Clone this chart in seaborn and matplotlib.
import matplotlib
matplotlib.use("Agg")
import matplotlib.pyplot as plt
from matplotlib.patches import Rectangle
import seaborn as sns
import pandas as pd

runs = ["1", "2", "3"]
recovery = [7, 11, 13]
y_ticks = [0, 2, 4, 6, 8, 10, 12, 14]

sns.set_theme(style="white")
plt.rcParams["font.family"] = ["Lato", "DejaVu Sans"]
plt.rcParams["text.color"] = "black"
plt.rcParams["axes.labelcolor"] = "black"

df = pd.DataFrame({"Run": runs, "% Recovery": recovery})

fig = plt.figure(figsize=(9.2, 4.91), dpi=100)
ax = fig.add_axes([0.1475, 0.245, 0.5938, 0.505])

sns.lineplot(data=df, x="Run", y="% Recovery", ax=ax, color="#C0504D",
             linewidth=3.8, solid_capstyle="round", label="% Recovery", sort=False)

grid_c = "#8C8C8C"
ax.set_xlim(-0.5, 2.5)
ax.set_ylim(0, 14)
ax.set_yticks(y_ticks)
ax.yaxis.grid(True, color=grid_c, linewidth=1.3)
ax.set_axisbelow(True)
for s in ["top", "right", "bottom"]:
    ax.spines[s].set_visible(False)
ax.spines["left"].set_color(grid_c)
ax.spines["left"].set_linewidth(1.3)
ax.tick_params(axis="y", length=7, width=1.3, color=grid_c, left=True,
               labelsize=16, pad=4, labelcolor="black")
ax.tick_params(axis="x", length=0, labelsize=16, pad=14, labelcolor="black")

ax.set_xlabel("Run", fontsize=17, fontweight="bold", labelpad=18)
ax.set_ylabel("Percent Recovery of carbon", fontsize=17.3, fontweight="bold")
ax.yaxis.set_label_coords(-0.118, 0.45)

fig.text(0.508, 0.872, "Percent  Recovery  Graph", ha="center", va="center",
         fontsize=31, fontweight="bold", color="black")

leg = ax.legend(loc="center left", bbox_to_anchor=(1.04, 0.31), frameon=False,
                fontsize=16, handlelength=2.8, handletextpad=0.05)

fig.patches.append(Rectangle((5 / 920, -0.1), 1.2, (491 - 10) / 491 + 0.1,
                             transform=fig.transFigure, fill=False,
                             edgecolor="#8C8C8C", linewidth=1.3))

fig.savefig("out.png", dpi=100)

> _What is needed_
All of the data needs to be reproduced exactly, with no line missing.

> _Output of the task_
Clone this chart in seaborn and matplotlib.
import matplotlib
matplotlib.use("Agg")
import matplotlib.pyplot as plt
from matplotlib.patches import Rectangle
import seaborn as sns
import pandas as pd

runs = ["1", "2", "3"]
recovery = [7, 11, 13]
y_ticks = [0, 2, 4, 6, 8, 10, 12, 14]

sns.set_theme(style="white")
plt.rcParams["font.family"] = ["Lato", "DejaVu Sans"]
plt.rcParams["text.color"] = "black"
plt.rcParams["axes.labelcolor"] = "black"

df = pd.DataFrame({"Run": runs, "% Recovery": recovery})

fig = plt.figure(figsize=(9.2, 4.91), dpi=100)
ax = fig.add_axes([0.1475, 0.245, 0.5938, 0.505])

sns.lineplot(data=df, x="Run", y="% Recovery", ax=ax, color="#C0504D",
             linewidth=3.8, solid_capstyle="round", label="% Recovery", sort=False)

grid_c = "#8C8C8C"
ax.set_xlim(-0.5, 2.5)
ax.set_ylim(0, 14)
ax.set_yticks(y_ticks)
ax.yaxis.grid(True, color=grid_c, linewidth=1.3)
ax.set_axisbelow(True)
for s in ["top", "right", "bottom"]:
    ax.spines[s].set_visible(False)
ax.spines["left"].set_color(grid_c)
ax.spines["left"].set_linewidth(1.3)
ax.tick_params(axis="y", length=7, width=1.3, color=grid_c, left=True,
               labelsize=16, pad=4, labelcolor="black")
ax.tick_params(axis="x", length=0, labelsize=16, pad=14, labelcolor="black")

ax.set_xlabel("Run", fontsize=17, fontweight="bold", labelpad=18)
ax.set_ylabel("Percent Recovery of carbon", fontsize=17.3, fontweight="bold")
ax.yaxis.set_label_coords(-0.118, 0.45)

fig.text(0.508, 0.872, "Percent  Recovery  Graph", ha="center", va="center",
         fontsize=31, fontweight="bold", color="black")

leg = ax.legend(loc="center left", bbox_to_anchor=(1.04, 0.31), frameon=False,
                fontsize=16, handlelength=2.8, handletextpad=0.05)

fig.patches.append(Rectangle((5 / 920, -0.1), 1.2, (491 - 10) / 491 + 0.1,
                             transform=fig.transFigure, fill=False,
                             edgecolor="#8C8C8C", linewidth=1.3))

fig.savefig("out.png", dpi=100)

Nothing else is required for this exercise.